Issues Integrating CRNN (Conv + GRU) Model in X-Cube-AI
- November 4, 2024
- 2 replies
- 2014 views
Hi community members,
I’m currently working on a project where I want to deploy a Convolutional Recurrent Neural Network (CRNN) on an STM32 MCU using X-Cube-AI. The network structure includes convolutional layers followed by GRU layers, with a reshape and permute in between to convert the 4D tensor output to a 3D input tensor for the recurrent layer. Initially, I implemented this in PyTorch (exported to ONNX), and then tried TensorFlow Keras (exported to TFLite). Unfortunately, I’ve run into errors with both approaches during the import process in X-Cube-AI.
Error Messages
When importing the ONNX model from PyTorch, I received the following error message:
TOOL ERROR: Shape and shape map lengths must be the same: [192] vs. (CH_IN, CH)
I built the same architecture using TensorFlow Keras to see if this would work, then exported it as a TFLite model. However, importing this TFLite model into X-Cube-AI produced the following error:
INTERNAL ERROR: Inconsistent in/out tensor shapes in transpose_6_output: (H: 41, W: 4, CH: 64) and (H: 1, CH: 256)

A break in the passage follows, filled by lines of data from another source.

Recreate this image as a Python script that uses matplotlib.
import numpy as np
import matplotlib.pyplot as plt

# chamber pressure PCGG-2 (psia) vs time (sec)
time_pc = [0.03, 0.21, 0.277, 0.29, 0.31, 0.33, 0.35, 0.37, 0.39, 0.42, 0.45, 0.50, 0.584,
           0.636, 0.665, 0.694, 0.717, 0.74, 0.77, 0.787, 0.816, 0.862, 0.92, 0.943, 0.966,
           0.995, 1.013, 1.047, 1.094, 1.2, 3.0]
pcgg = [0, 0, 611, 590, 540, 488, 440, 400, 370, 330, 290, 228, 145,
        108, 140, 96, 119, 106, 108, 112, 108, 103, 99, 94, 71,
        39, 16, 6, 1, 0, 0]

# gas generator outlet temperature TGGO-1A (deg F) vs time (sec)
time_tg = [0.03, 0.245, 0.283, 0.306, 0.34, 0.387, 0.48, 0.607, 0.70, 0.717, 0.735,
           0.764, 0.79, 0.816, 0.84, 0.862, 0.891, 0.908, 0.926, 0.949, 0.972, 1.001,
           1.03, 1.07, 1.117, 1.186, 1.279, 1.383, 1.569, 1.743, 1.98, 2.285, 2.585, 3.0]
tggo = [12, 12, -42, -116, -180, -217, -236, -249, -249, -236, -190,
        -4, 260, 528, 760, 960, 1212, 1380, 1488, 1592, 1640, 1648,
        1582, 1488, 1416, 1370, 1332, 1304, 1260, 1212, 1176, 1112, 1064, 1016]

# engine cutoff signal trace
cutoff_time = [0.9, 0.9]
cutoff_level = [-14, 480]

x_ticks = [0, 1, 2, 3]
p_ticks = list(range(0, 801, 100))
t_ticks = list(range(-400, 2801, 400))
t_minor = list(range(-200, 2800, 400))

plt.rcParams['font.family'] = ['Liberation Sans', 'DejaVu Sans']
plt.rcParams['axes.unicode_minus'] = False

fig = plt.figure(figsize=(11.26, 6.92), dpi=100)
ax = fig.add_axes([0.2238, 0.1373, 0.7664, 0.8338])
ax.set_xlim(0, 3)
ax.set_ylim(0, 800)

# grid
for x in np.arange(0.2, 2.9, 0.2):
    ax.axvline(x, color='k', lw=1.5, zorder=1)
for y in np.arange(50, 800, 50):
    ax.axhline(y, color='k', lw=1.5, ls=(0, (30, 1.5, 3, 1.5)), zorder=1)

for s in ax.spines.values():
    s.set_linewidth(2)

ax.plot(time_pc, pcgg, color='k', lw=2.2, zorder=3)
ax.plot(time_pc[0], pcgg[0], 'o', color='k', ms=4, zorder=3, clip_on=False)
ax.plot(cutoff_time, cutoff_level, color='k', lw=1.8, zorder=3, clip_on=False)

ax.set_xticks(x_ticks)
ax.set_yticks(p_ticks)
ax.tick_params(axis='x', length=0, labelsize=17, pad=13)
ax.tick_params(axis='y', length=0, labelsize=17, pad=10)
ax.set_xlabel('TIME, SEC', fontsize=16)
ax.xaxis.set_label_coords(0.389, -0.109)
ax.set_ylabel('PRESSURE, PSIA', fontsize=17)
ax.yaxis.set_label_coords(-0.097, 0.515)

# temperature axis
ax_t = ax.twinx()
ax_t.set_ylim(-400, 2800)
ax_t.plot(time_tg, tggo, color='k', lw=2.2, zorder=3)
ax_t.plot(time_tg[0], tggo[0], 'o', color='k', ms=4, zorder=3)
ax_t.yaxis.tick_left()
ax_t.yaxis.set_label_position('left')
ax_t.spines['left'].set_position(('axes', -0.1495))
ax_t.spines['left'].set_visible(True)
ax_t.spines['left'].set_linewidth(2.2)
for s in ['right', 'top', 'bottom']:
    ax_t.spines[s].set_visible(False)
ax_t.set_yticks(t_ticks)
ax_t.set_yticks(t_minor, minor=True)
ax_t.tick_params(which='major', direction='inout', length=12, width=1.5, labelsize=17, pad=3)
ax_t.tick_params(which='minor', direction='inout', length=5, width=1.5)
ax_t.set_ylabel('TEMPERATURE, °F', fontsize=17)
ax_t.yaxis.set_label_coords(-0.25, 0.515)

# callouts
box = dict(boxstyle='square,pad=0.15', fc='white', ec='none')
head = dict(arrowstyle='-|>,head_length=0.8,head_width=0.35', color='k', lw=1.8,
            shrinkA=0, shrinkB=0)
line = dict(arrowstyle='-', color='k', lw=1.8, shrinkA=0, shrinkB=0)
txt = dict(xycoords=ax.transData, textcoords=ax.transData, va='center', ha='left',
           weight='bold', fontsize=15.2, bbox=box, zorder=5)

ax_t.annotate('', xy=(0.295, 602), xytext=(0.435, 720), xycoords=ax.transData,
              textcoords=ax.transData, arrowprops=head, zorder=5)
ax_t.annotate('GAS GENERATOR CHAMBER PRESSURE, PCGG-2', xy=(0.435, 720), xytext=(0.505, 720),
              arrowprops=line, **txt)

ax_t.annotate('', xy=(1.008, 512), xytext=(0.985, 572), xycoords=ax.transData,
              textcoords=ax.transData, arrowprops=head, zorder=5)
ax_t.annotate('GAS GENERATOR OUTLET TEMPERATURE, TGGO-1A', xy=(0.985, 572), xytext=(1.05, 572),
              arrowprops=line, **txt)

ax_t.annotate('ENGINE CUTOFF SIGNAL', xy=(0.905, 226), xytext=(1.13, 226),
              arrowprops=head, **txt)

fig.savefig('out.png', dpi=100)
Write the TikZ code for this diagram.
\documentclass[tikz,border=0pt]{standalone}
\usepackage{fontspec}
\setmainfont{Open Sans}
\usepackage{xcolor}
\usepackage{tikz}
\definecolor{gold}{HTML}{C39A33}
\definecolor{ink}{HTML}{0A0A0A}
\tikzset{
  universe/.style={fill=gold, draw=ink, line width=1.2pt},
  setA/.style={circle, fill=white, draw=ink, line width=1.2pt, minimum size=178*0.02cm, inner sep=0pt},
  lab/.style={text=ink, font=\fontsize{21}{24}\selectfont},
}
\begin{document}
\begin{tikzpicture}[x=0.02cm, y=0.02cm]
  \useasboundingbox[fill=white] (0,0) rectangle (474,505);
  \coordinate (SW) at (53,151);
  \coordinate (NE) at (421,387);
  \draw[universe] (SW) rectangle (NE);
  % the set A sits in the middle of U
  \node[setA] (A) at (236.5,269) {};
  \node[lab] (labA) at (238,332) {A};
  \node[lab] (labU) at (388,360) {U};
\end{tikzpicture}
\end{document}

Both errors seem to be related to the incorrect reshaping of dimensions. The GRU in the ONNX model has an input size of 256, hidden_size of 64, and is bidirectional. So the 192 comes from 3*hidden_size, which might give a clue on where and why this problem occurs. In the TFLite model, the dimensions seem to be mixed up. The GRU layer isn't supported in TFLite, so I had to unroll the GRU. I also have stateful=False, return_sequences=True, FYI.
Since both errors seem related to the reshaping, I think it is necessary to explain this part in more details.
Reshaping explained in detail
Both models take in a spectrogram input of size (1, 1, 64, 41), where the dimensions are (Batch, Channels, Height, Width) for PyTorch, and (1, 64, 41, 1) in Tensorflow with its channel last convention (Batch, Height, Width, Channels). After the convolution part, there are 64 channels, the height is reduced from 64 to 4, and the width stays the same. The GRU takes in a tensor of size (batch, timesteps, feature), so I permute the dimensions to have the order (batch, timesteps, height, channels) and group the height with the channels to obtain an output of (1, 41, 256) for the GRU layer.
I've attached the summaries of both models, as well as the model files for reproducibility!
I really appreciate any help or suggestions from the community, especially if you’ve faced similar issues or have experience with deploying CRNN models on STM32.
Thank you!
Have a wonderful day if you're reading this!